» The task: Repeat verbatim only the lines from the one with "Emit a Python" through the one with "14.4, 17.3, 20.0]", both ends kept. Pictures stay out.

» Charts and diagrams as code:
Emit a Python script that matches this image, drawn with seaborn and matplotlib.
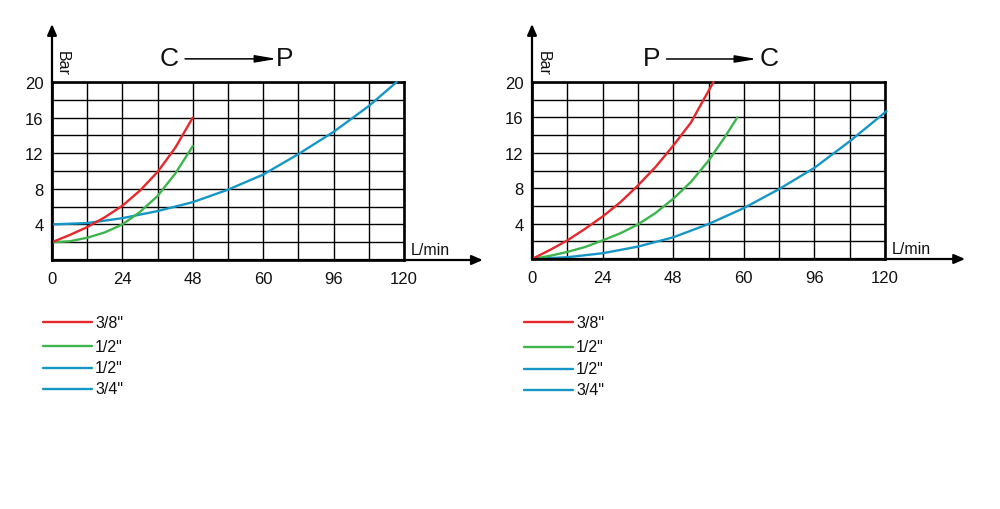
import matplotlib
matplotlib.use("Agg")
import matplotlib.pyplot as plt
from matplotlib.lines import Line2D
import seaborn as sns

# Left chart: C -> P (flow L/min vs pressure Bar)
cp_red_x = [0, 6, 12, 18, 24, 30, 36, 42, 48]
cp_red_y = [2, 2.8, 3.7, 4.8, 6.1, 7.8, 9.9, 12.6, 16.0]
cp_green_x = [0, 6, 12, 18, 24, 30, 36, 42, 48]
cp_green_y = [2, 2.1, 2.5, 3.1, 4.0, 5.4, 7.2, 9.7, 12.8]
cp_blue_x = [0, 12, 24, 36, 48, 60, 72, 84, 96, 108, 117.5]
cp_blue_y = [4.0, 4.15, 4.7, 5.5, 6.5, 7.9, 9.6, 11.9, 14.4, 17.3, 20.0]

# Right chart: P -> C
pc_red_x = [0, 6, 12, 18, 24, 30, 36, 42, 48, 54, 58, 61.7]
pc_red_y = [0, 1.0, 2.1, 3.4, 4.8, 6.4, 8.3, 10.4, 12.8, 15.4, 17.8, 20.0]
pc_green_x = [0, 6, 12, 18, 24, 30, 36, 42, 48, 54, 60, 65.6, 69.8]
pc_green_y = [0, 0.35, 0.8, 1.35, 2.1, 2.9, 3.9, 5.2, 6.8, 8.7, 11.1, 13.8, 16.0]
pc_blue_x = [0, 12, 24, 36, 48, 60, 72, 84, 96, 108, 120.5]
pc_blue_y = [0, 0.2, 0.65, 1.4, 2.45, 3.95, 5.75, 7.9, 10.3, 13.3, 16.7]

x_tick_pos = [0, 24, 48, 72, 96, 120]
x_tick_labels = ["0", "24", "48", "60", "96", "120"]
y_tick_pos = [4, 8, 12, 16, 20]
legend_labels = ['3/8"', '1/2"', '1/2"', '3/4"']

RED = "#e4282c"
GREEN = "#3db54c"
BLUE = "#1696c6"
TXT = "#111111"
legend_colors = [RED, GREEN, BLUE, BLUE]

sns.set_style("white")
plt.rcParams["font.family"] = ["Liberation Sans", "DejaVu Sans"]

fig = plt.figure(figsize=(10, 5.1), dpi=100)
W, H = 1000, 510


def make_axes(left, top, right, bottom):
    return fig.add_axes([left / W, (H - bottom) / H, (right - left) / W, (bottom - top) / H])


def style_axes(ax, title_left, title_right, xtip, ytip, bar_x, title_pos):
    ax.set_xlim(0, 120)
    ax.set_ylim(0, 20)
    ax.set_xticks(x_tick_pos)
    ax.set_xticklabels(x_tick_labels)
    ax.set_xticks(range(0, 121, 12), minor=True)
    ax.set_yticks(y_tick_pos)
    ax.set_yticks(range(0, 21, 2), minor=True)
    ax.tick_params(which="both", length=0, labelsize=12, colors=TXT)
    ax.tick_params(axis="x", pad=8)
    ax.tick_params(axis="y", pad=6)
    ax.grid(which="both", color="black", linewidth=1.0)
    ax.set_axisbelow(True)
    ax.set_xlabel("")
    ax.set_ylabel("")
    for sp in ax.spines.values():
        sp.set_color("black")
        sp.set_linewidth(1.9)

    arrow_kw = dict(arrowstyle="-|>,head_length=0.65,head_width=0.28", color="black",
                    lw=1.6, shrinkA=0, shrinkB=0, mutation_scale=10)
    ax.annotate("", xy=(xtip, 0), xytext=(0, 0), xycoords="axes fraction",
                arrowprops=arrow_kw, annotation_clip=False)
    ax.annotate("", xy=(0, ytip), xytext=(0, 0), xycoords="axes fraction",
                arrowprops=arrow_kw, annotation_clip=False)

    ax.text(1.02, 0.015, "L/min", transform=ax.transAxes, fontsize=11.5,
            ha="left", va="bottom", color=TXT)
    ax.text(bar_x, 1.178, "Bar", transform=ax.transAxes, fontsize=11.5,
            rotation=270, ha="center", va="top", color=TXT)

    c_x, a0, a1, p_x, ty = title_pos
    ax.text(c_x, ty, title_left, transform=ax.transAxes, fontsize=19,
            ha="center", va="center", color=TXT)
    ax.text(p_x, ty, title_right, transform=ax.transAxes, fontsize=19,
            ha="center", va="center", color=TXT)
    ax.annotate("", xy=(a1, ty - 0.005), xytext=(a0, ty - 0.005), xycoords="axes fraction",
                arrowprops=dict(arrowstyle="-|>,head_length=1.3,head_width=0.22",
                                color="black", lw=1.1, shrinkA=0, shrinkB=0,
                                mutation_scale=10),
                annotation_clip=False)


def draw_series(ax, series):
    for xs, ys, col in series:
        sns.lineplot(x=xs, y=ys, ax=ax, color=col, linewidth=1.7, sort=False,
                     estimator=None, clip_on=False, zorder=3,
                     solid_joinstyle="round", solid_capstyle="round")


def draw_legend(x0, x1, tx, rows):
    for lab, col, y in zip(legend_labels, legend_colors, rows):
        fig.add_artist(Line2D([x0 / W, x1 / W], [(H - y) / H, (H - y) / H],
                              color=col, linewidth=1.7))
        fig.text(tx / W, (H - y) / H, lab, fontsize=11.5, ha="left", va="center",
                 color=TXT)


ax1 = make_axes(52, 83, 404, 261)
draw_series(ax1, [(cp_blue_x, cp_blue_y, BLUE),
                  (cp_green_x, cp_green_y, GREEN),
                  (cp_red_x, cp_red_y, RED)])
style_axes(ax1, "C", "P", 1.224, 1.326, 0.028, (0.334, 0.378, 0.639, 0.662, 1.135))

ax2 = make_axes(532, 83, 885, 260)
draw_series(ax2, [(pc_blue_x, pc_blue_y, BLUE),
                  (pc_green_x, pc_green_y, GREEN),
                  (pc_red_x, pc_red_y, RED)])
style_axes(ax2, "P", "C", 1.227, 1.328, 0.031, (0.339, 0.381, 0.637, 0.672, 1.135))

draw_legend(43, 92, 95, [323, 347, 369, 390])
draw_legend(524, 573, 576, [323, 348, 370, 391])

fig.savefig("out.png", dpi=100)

--

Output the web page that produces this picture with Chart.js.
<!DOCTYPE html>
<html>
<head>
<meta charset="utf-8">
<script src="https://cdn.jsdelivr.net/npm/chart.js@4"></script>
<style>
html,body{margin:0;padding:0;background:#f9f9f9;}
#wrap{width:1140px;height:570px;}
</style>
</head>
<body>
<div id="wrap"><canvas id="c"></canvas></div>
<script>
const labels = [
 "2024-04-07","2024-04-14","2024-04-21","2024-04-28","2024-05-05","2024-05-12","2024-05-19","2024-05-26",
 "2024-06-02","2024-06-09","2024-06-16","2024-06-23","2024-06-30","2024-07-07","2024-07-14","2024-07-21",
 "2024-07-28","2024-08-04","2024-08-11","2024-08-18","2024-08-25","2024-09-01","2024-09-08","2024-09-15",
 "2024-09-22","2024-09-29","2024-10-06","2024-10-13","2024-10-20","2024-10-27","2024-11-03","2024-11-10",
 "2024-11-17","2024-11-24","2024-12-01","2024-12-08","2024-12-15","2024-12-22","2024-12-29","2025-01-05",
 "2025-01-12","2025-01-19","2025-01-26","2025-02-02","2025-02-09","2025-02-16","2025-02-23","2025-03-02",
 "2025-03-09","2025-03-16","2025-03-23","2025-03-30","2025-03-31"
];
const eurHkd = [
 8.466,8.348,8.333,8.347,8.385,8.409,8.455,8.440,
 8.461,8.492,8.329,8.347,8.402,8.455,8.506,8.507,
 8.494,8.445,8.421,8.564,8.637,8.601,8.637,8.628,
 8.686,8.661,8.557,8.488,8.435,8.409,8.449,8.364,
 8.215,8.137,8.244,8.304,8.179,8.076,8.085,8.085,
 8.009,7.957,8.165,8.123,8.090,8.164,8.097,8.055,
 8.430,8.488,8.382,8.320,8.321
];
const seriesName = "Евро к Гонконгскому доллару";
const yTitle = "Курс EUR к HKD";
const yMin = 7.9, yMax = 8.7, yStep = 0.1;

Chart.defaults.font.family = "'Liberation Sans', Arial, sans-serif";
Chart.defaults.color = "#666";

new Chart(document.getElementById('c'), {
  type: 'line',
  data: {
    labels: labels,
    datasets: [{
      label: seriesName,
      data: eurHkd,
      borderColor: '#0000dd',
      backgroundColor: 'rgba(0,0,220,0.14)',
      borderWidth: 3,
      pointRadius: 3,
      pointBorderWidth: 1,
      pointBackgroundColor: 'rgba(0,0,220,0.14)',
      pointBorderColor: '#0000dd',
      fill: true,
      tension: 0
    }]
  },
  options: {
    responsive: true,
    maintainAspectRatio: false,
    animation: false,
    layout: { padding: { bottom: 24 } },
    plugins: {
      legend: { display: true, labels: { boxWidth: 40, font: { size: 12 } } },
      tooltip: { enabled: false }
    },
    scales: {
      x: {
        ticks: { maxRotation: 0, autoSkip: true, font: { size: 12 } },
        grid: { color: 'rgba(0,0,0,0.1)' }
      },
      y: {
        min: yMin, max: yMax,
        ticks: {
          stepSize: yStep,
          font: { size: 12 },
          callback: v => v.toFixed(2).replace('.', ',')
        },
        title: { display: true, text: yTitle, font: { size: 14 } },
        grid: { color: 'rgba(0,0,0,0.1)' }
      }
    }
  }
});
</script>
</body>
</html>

» Right answer:
Emit a Python script that matches this image, drawn with seaborn and matplotlib.
import matplotlib
matplotlib.use("Agg")
import matplotlib.pyplot as plt
from matplotlib.lines import Line2D
import seaborn as sns

# Left chart: C -> P (flow L/min vs pressure Bar)
cp_red_x = [0, 6, 12, 18, 24, 30, 36, 42, 48]
cp_red_y = [2, 2.8, 3.7, 4.8, 6.1, 7.8, 9.9, 12.6, 16.0]
cp_green_x = [0, 6, 12, 18, 24, 30, 36, 42, 48]
cp_green_y = [2, 2.1, 2.5, 3.1, 4.0, 5.4, 7.2, 9.7, 12.8]
cp_blue_x = [0, 12, 24, 36, 48, 60, 72, 84, 96, 108, 117.5]
cp_blue_y = [4.0, 4.15, 4.7, 5.5, 6.5, 7.9, 9.6, 11.9, 14.4, 17.3, 20.0]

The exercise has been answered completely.